#### [YOUR TASK]
Only the lines from the top of the listing below to the line that has "fy = fit_a * fx ** fit_b" should be echoed, with both ends kept and pictures left out.

#### [DATASET SECTION]
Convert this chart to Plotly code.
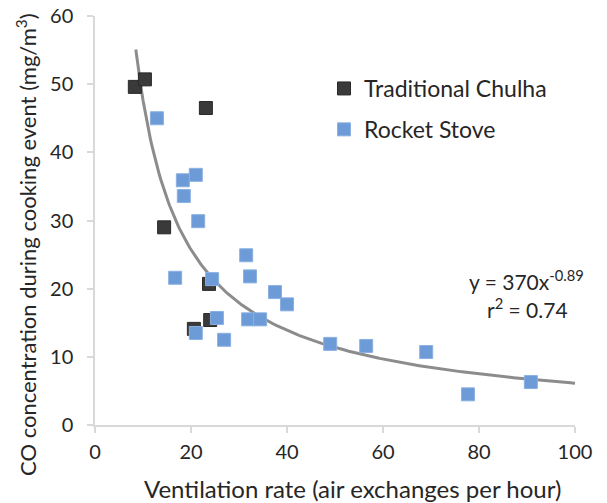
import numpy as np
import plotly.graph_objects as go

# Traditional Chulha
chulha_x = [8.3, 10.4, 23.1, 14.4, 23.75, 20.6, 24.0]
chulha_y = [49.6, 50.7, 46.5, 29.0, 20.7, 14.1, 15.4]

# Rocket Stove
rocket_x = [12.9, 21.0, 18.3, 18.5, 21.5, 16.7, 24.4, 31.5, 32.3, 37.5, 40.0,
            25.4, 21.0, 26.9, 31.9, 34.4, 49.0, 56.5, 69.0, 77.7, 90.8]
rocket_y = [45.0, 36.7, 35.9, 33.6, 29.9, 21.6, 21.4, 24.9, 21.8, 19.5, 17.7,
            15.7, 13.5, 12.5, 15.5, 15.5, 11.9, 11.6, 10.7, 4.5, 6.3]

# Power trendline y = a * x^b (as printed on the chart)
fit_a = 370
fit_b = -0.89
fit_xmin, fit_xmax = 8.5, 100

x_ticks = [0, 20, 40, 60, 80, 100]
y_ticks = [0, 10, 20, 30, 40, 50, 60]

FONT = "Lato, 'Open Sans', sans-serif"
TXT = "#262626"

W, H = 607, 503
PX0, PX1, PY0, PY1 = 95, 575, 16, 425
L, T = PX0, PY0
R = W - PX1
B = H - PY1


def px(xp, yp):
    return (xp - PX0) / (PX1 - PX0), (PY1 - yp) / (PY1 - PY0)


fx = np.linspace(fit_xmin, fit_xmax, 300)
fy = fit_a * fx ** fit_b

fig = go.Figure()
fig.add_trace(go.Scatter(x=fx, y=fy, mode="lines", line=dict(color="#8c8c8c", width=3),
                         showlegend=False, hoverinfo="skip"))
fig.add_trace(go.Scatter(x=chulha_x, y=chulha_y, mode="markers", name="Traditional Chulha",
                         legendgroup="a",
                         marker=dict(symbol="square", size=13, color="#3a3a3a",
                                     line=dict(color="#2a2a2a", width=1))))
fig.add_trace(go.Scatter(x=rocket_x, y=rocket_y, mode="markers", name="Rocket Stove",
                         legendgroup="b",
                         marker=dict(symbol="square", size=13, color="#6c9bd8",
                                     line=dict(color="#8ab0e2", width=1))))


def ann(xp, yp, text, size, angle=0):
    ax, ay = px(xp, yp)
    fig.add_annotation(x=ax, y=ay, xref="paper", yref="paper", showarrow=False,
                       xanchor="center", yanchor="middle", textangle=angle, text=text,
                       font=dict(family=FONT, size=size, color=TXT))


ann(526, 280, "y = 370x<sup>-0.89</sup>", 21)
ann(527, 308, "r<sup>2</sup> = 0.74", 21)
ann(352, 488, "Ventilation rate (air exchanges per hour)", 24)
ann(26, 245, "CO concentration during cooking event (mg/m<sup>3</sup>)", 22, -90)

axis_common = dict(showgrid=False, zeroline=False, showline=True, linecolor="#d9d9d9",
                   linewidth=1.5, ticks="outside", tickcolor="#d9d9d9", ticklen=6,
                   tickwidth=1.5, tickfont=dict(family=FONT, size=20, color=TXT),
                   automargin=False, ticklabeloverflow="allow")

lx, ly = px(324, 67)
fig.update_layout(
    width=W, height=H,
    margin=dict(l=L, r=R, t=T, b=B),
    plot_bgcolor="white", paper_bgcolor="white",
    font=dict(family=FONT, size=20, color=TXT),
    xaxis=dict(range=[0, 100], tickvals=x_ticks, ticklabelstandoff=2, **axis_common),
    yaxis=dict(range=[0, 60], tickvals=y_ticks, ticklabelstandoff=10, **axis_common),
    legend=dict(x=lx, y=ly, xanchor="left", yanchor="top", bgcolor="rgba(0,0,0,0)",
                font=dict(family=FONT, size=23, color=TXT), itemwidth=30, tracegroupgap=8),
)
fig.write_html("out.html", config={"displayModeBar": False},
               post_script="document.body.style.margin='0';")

#### [FULL OUTPUT]
Convert this chart to Plotly code.
import numpy as np
import plotly.graph_objects as go

# Traditional Chulha
chulha_x = [8.3, 10.4, 23.1, 14.4, 23.75, 20.6, 24.0]
chulha_y = [49.6, 50.7, 46.5, 29.0, 20.7, 14.1, 15.4]

# Rocket Stove
rocket_x = [12.9, 21.0, 18.3, 18.5, 21.5, 16.7, 24.4, 31.5, 32.3, 37.5, 40.0,
            25.4, 21.0, 26.9, 31.9, 34.4, 49.0, 56.5, 69.0, 77.7, 90.8]
rocket_y = [45.0, 36.7, 35.9, 33.6, 29.9, 21.6, 21.4, 24.9, 21.8, 19.5, 17.7,
            15.7, 13.5, 12.5, 15.5, 15.5, 11.9, 11.6, 10.7, 4.5, 6.3]

# Power trendline y = a * x^b (as printed on the chart)
fit_a = 370
fit_b = -0.89
fit_xmin, fit_xmax = 8.5, 100

x_ticks = [0, 20, 40, 60, 80, 100]
y_ticks = [0, 10, 20, 30, 40, 50, 60]

FONT = "Lato, 'Open Sans', sans-serif"
TXT = "#262626"

W, H = 607, 503
PX0, PX1, PY0, PY1 = 95, 575, 16, 425
L, T = PX0, PY0
R = W - PX1
B = H - PY1


def px(xp, yp):
    return (xp - PX0) / (PX1 - PX0), (PY1 - yp) / (PY1 - PY0)


fx = np.linspace(fit_xmin, fit_xmax, 300)
fy = fit_a * fx ** fit_b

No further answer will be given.